At least I didn’t go with my original choice of vertical honeycomb shades. I stopped myself in time to remember that we can’t have nice things.

So, a mediocre non-broken thing is still good enough for me!

5) I really enjoy the tactile feel of typing. I also enjoy the clackety clack, too.

I know I have mentioned this before.

I don’t care. It makes me happy.

6) Being productive makes me happy. Whether it’s writing in things I’ve done just so I can cross them off, or doing actual work and writing, it makes me happy.

7) I have to go to Target on Wednesday in order to buy cleaning supplies for my first housecleaning appointment on Thursday! People, my bathroom is going to be clean!! (Only one likely because they will be deep cleaning and it’s revolting so they might only have time for the one.)

Oh, but back to the cleaning supplies.

Apparently, the owner of the housecleaning business thinks my house is in such a state of squalor that she believes I do not know what actual cleaning products look like. Thus, she has a sheet with PICTURES of the cleaning supplies she wants me to purchase. And she CIRCLED THEM with a RED PEN.

I die. Of shame and amusement.

I am also grateful because let’s be honest. I really don’t know what cleaning supplies to get. Pictures are helpful because it will involve even LESS reading.

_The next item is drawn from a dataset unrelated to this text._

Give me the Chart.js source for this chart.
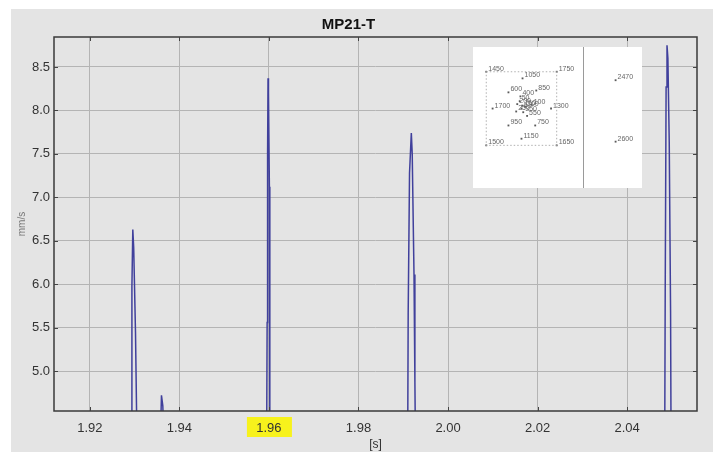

8) Sasquatch is delicious. I very much enjoy.

9) This article on BuzzFeed. I woke up Sasquatch because I was laughing so hard I had tears streaming down my face.

10) I am plotting to change up the bedrooms (as in, swap guest rooms with kid rooms, buy bunk beds, turn the nursery into an office because let’s be real, Sasquatch is never going to sleep in there) and I am itching to get it done.

11) I installed a basketball hoop for the kids this weekend and they love it. That makes me nostalgic for a childhood I never had. But in my mind, playing basketball in the driveway and shooting baskets is equivalent to a happy childhood so I am super pleased.

OF COURSE I WIN AT PARENTING BECAUSE OF THIS.

12) I just ordered a box of gel pens. I used to like the Pentel v5 Ultra Fine Point ink pens – and I still do. But lately, I have been really loving the Pilot G2 Retractable gel pens with a 0.7mm point instead. I know. I went up 0.2mm.

Whatever.

I like them because I don’t have to worry about losing a cap (hey, with my kids around, YOU NEVER KNOW) and I enjoy the smoothness of the ink as well as the thickness of the line.

It seems sturdy. Like I’m declaring something.

I used to prefer a finer line, but now, I find it less satisfying.

I guess people can change. Don’t tell my past self. She would be horrified.

Alright. I am about to pass out so I should end the post here. May your Monday be full of the little things that bring you joy.